At the same time, I started to hang out at Eye Level Gallery and took in the parallel gallery scene. I remember the gallery was two small rooms and an office in a building on the west side of Barrington Street and Marina Stewart ran the gallery. Michael Fernandes was around too, but I don’t recall much more except the place was pretty cool. Eye Level was an artist run center, in the real sense, not like the top down Artist Run Centers of today. In 1976 a parallel gallery was supposed to show the work of local artists, particularly the artists who ran the gallery, with the intention of promoting their work locally and regionally. Very much in contrast to today, where Artist Run Centers generally circulate the work of artists acknowledged to be of national significance. In fairness to the Artist Run Centers, it must be said that this evolution came about because of pressure from the Canada Council to professionalize the Canadian art environment and by extension the National Gallery’s abandoning its responsibility to show the work of contemporary Canadian artists in any meaningful way, back in the 1980’s.

But that is a digression. I was talking about NSCAD and the Halifax art scene in 1976. Beyond Eye Level, Dalhousie University Art Gallery was pretty happening. Saint Mary’s University Art Gallery was soft and the Art Gallery of Nova Scotia, was getting established on Coburg Road in the old, “new” Art College building, which was a modern building constructed as the main NSCAD campus attached to the old church hall structure in the late 60’s, but abandoned when NSCAD moved to Historic Properties. Bernie Riordan had come a long way since the old powder magazine in Citadel Hill and AGNS now did shows in the old NSCAD Anna Leonowens Gallery. The old “new” art college building was demolished along with the church hall structure in 2009. It was a beautiful modernist building that hardly had a life at all.

In 1976 the art college had no cafeteria. There was a small café run by a hippy guy who’s name I forget with long hair and his wife(?) in a room somewhere in the honeycomb on Granville Street where you could buy vegetarian tomato and barley soup and two kinds of sandwiches, tomato/lettuce or tuna/sprouts. This setup lasted only a few years until the large cafeteria run by Steve Lerner opened.

The college book store was similarly a small affair located in the space the Studio Department offices later moved into, near the east door of the patio. The shop was run by Marjorie Lavers and her assistant, who’s name I forget. Marjorie Lavers had been at the art college since the 1950’s. She worked for Hughes Owens on Granville Street before that and was a well know figure in the Halifax art scene during and after the war. Marjorie really loved the students, but could at times be gruff. As every student had a line of credit at the book store Marjorie knew offhand who was well provided for and who was struggling. She was the kind of woman, who would do instant mark downs and price slashes if she thought you really needed the material and you were just a little over your credit limit. Marjorie was a great lady and I remember she saved pencil boxes for me. Old fashioned pencil boxes, some made of wood, like cigar boxes and large cardboard boxes with fabulous graphics, like a Dixon Eldorado box I recall, with an image of a conquistador with his Incan guide surveying a mountain of gold.

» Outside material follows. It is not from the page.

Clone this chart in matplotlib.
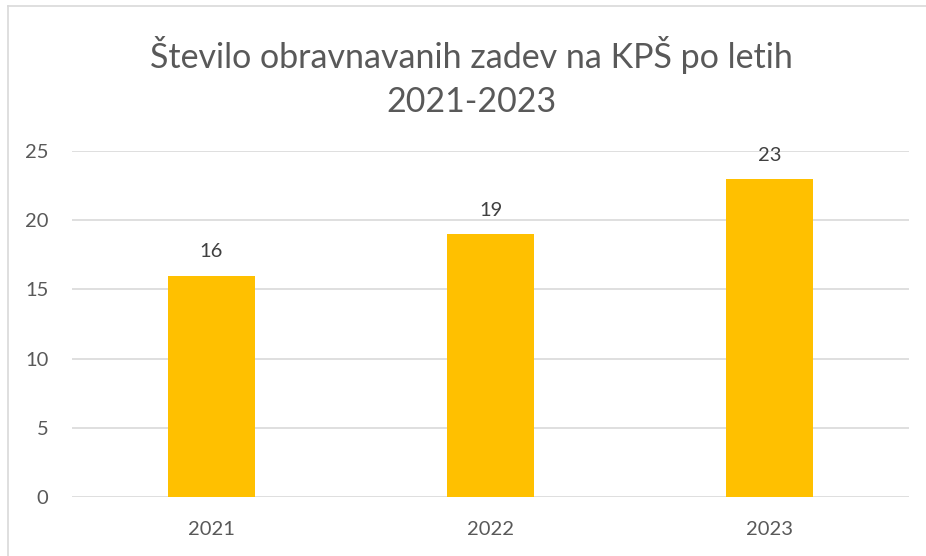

Sometimes during the day we would go to the Ocean Beverage Room for a draught. It was just a block down Duke Street and a favorite hang out for the students, faculty and staff. I recall seeing Ernie the janitor and his staff there on more than one occasion. It was a peculiar small place. Not quiet a tavern, not quite a beverage room. It had a juke box and was decorated with fish nets, buoys, dried star fish and the like. It was a friendly place. I don’t remember if it sold hot food or the usual Halifax tavern fare of potato chips, pickled eggs and pickled hot pepperoni. The Lord Nelson Tavern, being one cut above places like the Ocean and the Hollis Street Tavern, sold cheese and crackers and Mexican chili as well. The Lighthouse was further into the Southend and too rough for the art college crowd. All these places, with the exception of the Seahorse, were knocked down in the 80’s and 90’s. The last of them, the Midtown was demolished in 2010.

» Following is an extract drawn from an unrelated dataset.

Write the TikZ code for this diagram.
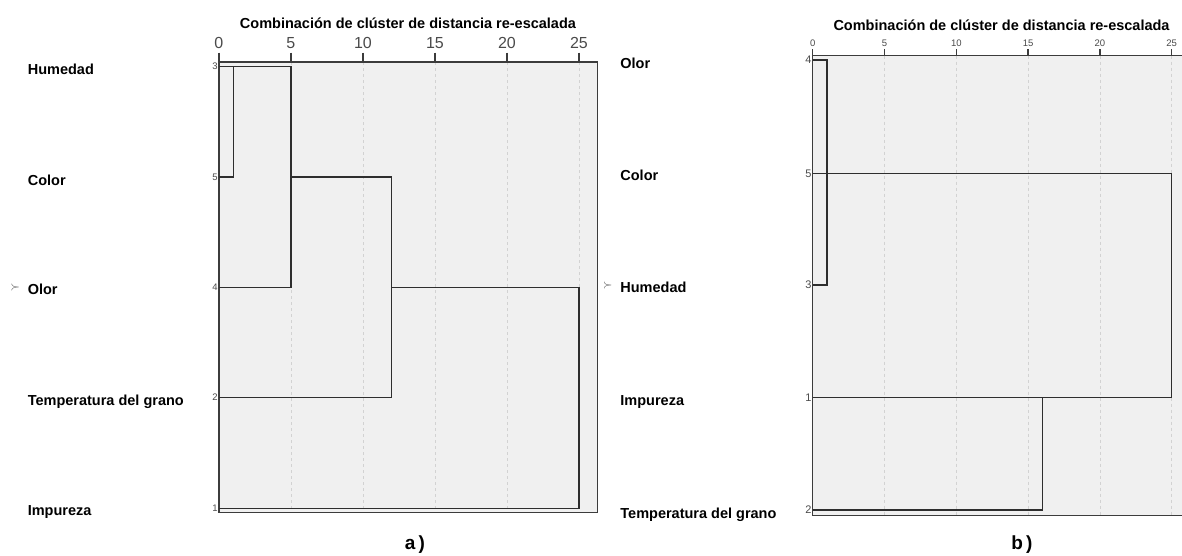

If you had a little time on your hands you could take the ferry over to Dartmouth and go to People’s Lunch, a fish and Chip shop on Portland Street. It was a lunch counter type place and sold enormous five piece servings of fish and chips for two dollars and fifty cents. It was a great place to go when your bursary cheque came in, with the added attraction of a very good Salvation Army clothes shop just across the street. People’s Lunch had counter top jukebox selectors with a scratchy old copy of Desmond Dekker’s, Israelites in the collection. Nothing could be finer than enjoying fish and chips at a lunch counter in Dartmouth with the smell of the harbour in your nose, listening to reggae music.

That takes me back to art college dances at Simon’s Warehouse and the start. Reggae and ska were coming in, along with punk and the scene was changing. In 1976 I wore a beard, checked shirts, down vests, blue jeans and converse sneakers, like any west end Halifax boy. By 1978 I had totally absorbed the New York look; shaved my face, cut my hair short, dressed in black and started to move to the art college beat. I don’t recall any particular college house band in the late 70’s. The NSCAD crowd were not particularly musically gifted. It wasn’t until later that the Permutters and Pinkertones got going, but who were they compared to Roland Blinn and the Jellyfish Babies? In my time Heather Ferguson and Rita Mckeough were probably the hottest musicians to come out of NSCAD.

When I think back to NSCAD as it was 34 years ago and remember who I was back then and who I am now and all the people I met there, the living and the dead. Some long dead. What stands out for me is the innocence, not just of the kids, but also of the institution. We were all aware at the time that we were part of an experiment. Nothing about NSCAD was traditional. Even as art college students and teachers of our generation, we were finding our way. We had unprecedented freedom and opportunity for creative expression. Some were able to learn and grow in this atmosphere, but mostly kids got lost in the lack of structure and dropped out. I was lost at NSCAD for a long time, but gradually found my way out. It was for me a kind of ordeal. In the end I was one of the lucky ones who went on to have a career as a studio artist and in some way justify the NSCAD mission as it was conceived in 1976.